Benchmark methodology

read as .md

benchmarks.ggui.ai is the public dashboard for ggui’s generation quality. It runs nightly and publishes per-cell quality, latency, and cost across a three-tier model matrix. This page is the methodology behind those numbers — what is measured, how it is scored, and how to reproduce a run yourself.

Every night the harness generates UI for a fixed corpus of prompts across a three-tier model matrixfast, balanced, and premium capability tiers, each instantiated on the three providers ggui supports (claude, openai, google). Every matrix cell records three things:

  • Quality — the aesthetic score (below), 0–100.
  • Latency — wall-clock time to a compiled, contract-typed component.
  • Cost — provider spend for the generation, in USD.

The dashboard publishes per-cell results. It is not a provider leaderboard — see Judge panel.

Quality is the mean of five aesthetic dimensions, each weighted equally at 20% and scored 0–100:

DimensionWhat it captures
LayoutSpacing, alignment, structure, responsive behavior
Design tokensCorrect use of @ggui-ai/design tokens over ad-hoc CSS
HierarchyVisual weighting — what reads first, second, third
PolishStates, affordances, finish; the absence of rough edges
Data presentationHow clearly the contract’s data is rendered

The pass threshold is 70. A cell at or above 70 is a pass; below is a fail. The five-dimension breakdown is published alongside the composite so a regression can be traced to the dimension that moved.

Quality is not scored by a single model. Each generation is judged by a three-provider panelclaude, openai, and google — all run at temperature 0 for determinism. The published score is the panel mean, and the per-cell spread across the three judges is shown alongside it.

The panel exists to neutralize single-model bias: no model judges only its own output, and a generous-to-self or harsh-to-rivals bias from any one judge is diluted by the other two. The visible spread is the honesty check — a wide spread on a cell is a signal that the judges disagree, not a number to trust blindly.

This is why the dashboard publishes per-cell scores, not a provider ranking. The unit of truth is “this model, this tier, on this prompt” — rolling that up into a single “best provider” headline would discard exactly the per-cell, per-dimension detail the panel is designed to preserve.

The harness runs against a fixed set of generation prompts — representative UI shapes that exercise the contract surface: weather-card, survey-form, kanban-board, and others, plus gadget commits (renderer-side capability flows). The corpus is fixed so that night-over-night movement reflects model and triad changes, not a shifting set of prompts.

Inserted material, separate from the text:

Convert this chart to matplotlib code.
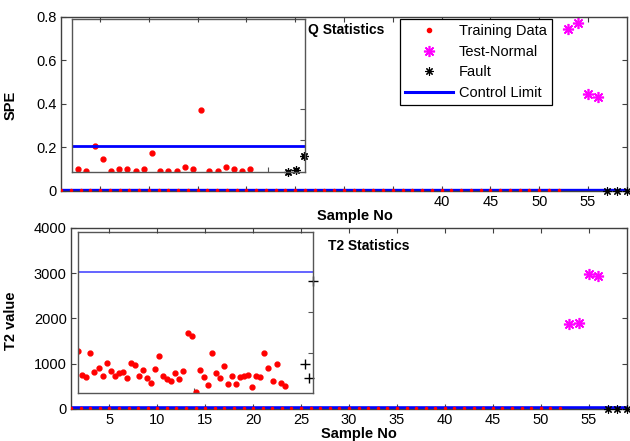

The benchmark is source-available — the entire harness ships in the public repo. To run it yourself:

Terminal window
git clone https://github.com/ggui-ai/ggui
cd ggui
pnpm install
pnpm --filter @ggui-ai/benchmark bench

You need a provider API key (set the relevant provider environment variable; the harness reads it the same way the live dashboard does). The benchmark dataset is licensed CC-BY-4.0 — reuse it, cite it, build on it.